##### PROVIDED DATA #####

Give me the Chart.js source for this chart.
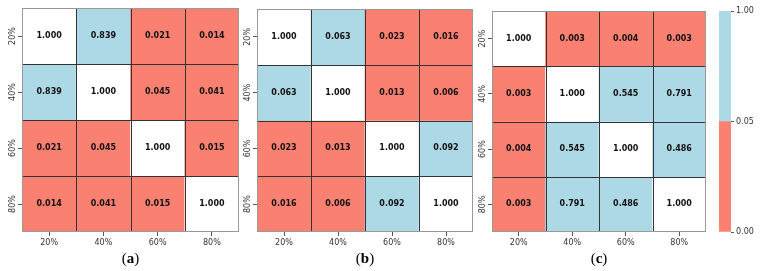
<!DOCTYPE html>
<html>
<head>
<meta charset="utf-8">
<script src="https://cdn.jsdelivr.net/npm/chart.js@4.4.1/dist/chart.umd.min.js"></script>
<style>
  html, body { margin: 0; padding: 0; background: #fff; }
  #wrap { position: relative; width: 760px; height: 271px; overflow: hidden; }
  canvas { position: absolute; top: 0; }
</style>
</head>
<body>
<div id="wrap">
  <canvas id="pa" width="245" height="271" style="left:0px"></canvas>
  <canvas id="pb" width="245" height="271" style="left:235px"></canvas>
  <canvas id="pc" width="242" height="271" style="left:470px"></canvas>
  <canvas id="cb" width="60" height="271" style="left:700px"></canvas>
</div>
<script>
// categories (rows top->bottom, columns left->right)
const levels = ['20%', '40%', '60%', '80%'];

// p-value matrices
const matA = [
  [1.000, 0.839, 0.021, 0.014],
  [0.839, 1.000, 0.045, 0.041],
  [0.021, 0.045, 1.000, 0.015],
  [0.014, 0.041, 0.015, 1.000]
];
const matB = [
  [1.000, 0.063, 0.023, 0.016],
  [0.063, 1.000, 0.013, 0.006],
  [0.023, 0.013, 1.000, 0.092],
  [0.016, 0.006, 0.092, 1.000]
];
const matC = [
  [1.000, 0.003, 0.004, 0.003],
  [0.003, 1.000, 0.545, 0.791],
  [0.004, 0.545, 1.000, 0.486],
  [0.003, 0.791, 0.486, 1.000]
];
const panelNames = ['a', 'b', 'c'];

// colour bar
const cbTicks = ['0.00', '0.05', '1.00'];
const cbColors = ['#FA8072', '#ADD8E6'];
const threshold = 0.05;

const H = 271;
const TXT = '#333';

function cellColor(v, r, c) {
  if (r === c) return '#ffffff';
  return v < threshold ? cbColors[0] : cbColors[1];
}

const cellPlugin = {
  id: 'cells',
  afterDatasetsDraw(chart) {
    const ctx = chart.ctx;
    const ca = chart.chartArea;
    const xs = chart.scales.x, ys = chart.scales.y;
    ctx.save();
    // values in cells
    ctx.font = 'bold 8px "DejaVu Sans"';
    ctx.fillStyle = '#111';
    ctx.textAlign = 'center';
    ctx.textBaseline = 'middle';
    chart.data.datasets.forEach((ds, r) => {
      chart.getDatasetMeta(r).data.forEach((el, c) => {
        ctx.fillText(ds.pv[c].toFixed(3), el.x, (el.y + el.base) / 2);
      });
    });
    // cell dividers
    ctx.strokeStyle = '#333';
    ctx.lineWidth = 1;
    ctx.beginPath();
    for (let i = 1; i < levels.length; i++) {
      const x = Math.round((xs.getPixelForValue(i - 1) + xs.getPixelForValue(i)) / 2) + 0.5;
      ctx.moveTo(x, ca.top); ctx.lineTo(x, ca.bottom);
      const y = Math.round(ys.getPixelForValue(i)) + 0.5;
      ctx.moveTo(ca.left, y); ctx.lineTo(ca.right, y);
    }
    ctx.stroke();
    // frame
    ctx.strokeStyle = '#999';
    ctx.strokeRect(Math.round(ca.left) + 0.5, Math.round(ca.top) + 0.5,
      Math.round(ca.right - ca.left) - 1, Math.round(ca.bottom - ca.top) - 1);
    ctx.restore();
  },
  afterDraw(chart, args, opts) {
    const ctx = chart.ctx;
    const ca = chart.chartArea;
    const cx = (ca.left + ca.right) / 2;
    const y = 259;
    ctx.save();
    ctx.fillStyle = '#000';
    ctx.textBaseline = 'middle';
    ctx.textAlign = 'left';
    const reg = '15px "Liberation Serif"', bold = 'bold 15px "Liberation Serif"';
    ctx.font = reg; const wp = ctx.measureText('(').width, wq = ctx.measureText(')').width;
    ctx.font = bold; const wl = ctx.measureText(opts.label).width;
    let x = cx - (wp + wl + wq) / 2;
    ctx.font = reg; ctx.fillText('(', x, y); x += wp;
    ctx.font = bold; ctx.fillText(opts.label, x, y); x += wl;
    ctx.font = reg; ctx.fillText(')', x, y);
    ctx.restore();
  }
};

function makePanel(id, mat, label, canvasLeft, canvasW, area) {
  const datasets = mat.map((row, r) => ({
    data: row.map(() => 1),
    pv: row,
    backgroundColor: row.map((v, c) => cellColor(v, r, c)),
    borderWidth: 0,
    barPercentage: 1,
    categoryPercentage: 1
  }));
  new Chart(document.getElementById(id), {
    type: 'bar',
    data: { labels: levels, datasets },
    plugins: [cellPlugin],
    options: {
      responsive: false,
      animation: false,
      events: [],
      layout: { padding: { top: area.top, bottom: 0, left: 0, right: canvasLeft + canvasW - area.right } },
      plugins: { legend: { display: false }, tooltip: { enabled: false }, cells: { label } },
      scales: {
        x: {
          stacked: true,
          grid: { drawOnChartArea: false, offset: false, tickLength: 4, color: '#555' },
          border: { display: false },
          ticks: { color: TXT, font: { family: 'DejaVu Sans', size: 8 }, padding: 2, maxRotation: 0 },
          afterFit: s => { s.height = H - area.bottom; }
        },
        y: {
          stacked: true,
          reverse: true,
          min: 0,
          max: levels.length,
          afterBuildTicks: s => { s.ticks = levels.map((_, i) => ({ value: i + 0.5 })); },
          grid: { drawOnChartArea: false, tickLength: 4, color: '#555' },
          border: { display: false },
          ticks: {
            color: TXT, font: { family: 'DejaVu Sans', size: 8 },
            minRotation: 90, maxRotation: 90, crossAlign: 'center', padding: -4,
            callback: (v, i) => levels[i]
          },
          afterFit: s => { s.width = area.left - canvasLeft; }
        }
      }
    }
  });
}

makePanel('pa', matA, panelNames[0], 0, 245, { left: 22, right: 239, top: 8, bottom: 232 });
makePanel('pb', matB, panelNames[1], 235, 245, { left: 257, right: 473, top: 9, bottom: 232 });
makePanel('pc', matC, panelNames[2], 470, 242, { left: 492, right: 706, top: 11, bottom: 232 });

// colour bar: two equal segments, labelled by the boundary values
new Chart(document.getElementById('cb'), {
  type: 'bar',
  data: {
    labels: [''],
    datasets: cbColors.map(col => ({
      data: [1], backgroundColor: col, borderWidth: 0, barPercentage: 1, categoryPercentage: 1
    }))
  },
  options: {
    responsive: false,
    animation: false,
    events: [],
    layout: { padding: { top: 11, bottom: 0, left: 19, right: 0 } },
    plugins: { legend: { display: false }, tooltip: { enabled: false } },
    scales: {
      x: { stacked: true, display: true, grid: { display: false }, border: { display: false },
           ticks: { display: false }, afterFit: s => { s.height = H - 232; } },
      y: {
        stacked: true, position: 'right', min: 0, max: cbTicks.length - 1,
        afterBuildTicks: s => { s.ticks = cbTicks.map((_, i) => ({ value: i })); },
        grid: { drawOnChartArea: false, tickLength: 3, color: '#555' },
        border: { display: false },
        ticks: { color: TXT, font: { family: 'DejaVu Sans', size: 8 }, padding: 2,
                 callback: (v, i) => cbTicks[i] },
        afterFit: s => { s.width = 60 - 31; }
      }
    }
  }
});
</script>
</body>
</html>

#####

• [YOUR INSTRUCTIONS]:
Skip the pictures, please, and transcribe only the lines from the beginning of the material through the one that contains "const levels = ['20%', '40%', '60%', '80%'];".

• [THE RESULT]:
Give me the Chart.js source for this chart.
<!DOCTYPE html>
<html>
<head>
<meta charset="utf-8">
<script src="https://cdn.jsdelivr.net/npm/chart.js@4.4.1/dist/chart.umd.min.js"></script>
<style>
  html, body { margin: 0; padding: 0; background: #fff; }
  #wrap { position: relative; width: 760px; height: 271px; overflow: hidden; }
  canvas { position: absolute; top: 0; }
</style>
</head>
<body>
<div id="wrap">
  <canvas id="pa" width="245" height="271" style="left:0px"></canvas>
  <canvas id="pb" width="245" height="271" style="left:235px"></canvas>
  <canvas id="pc" width="242" height="271" style="left:470px"></canvas>
  <canvas id="cb" width="60" height="271" style="left:700px"></canvas>
</div>
<script>
// categories (rows top->bottom, columns left->right)
const levels = ['20%', '40%', '60%', '80%'];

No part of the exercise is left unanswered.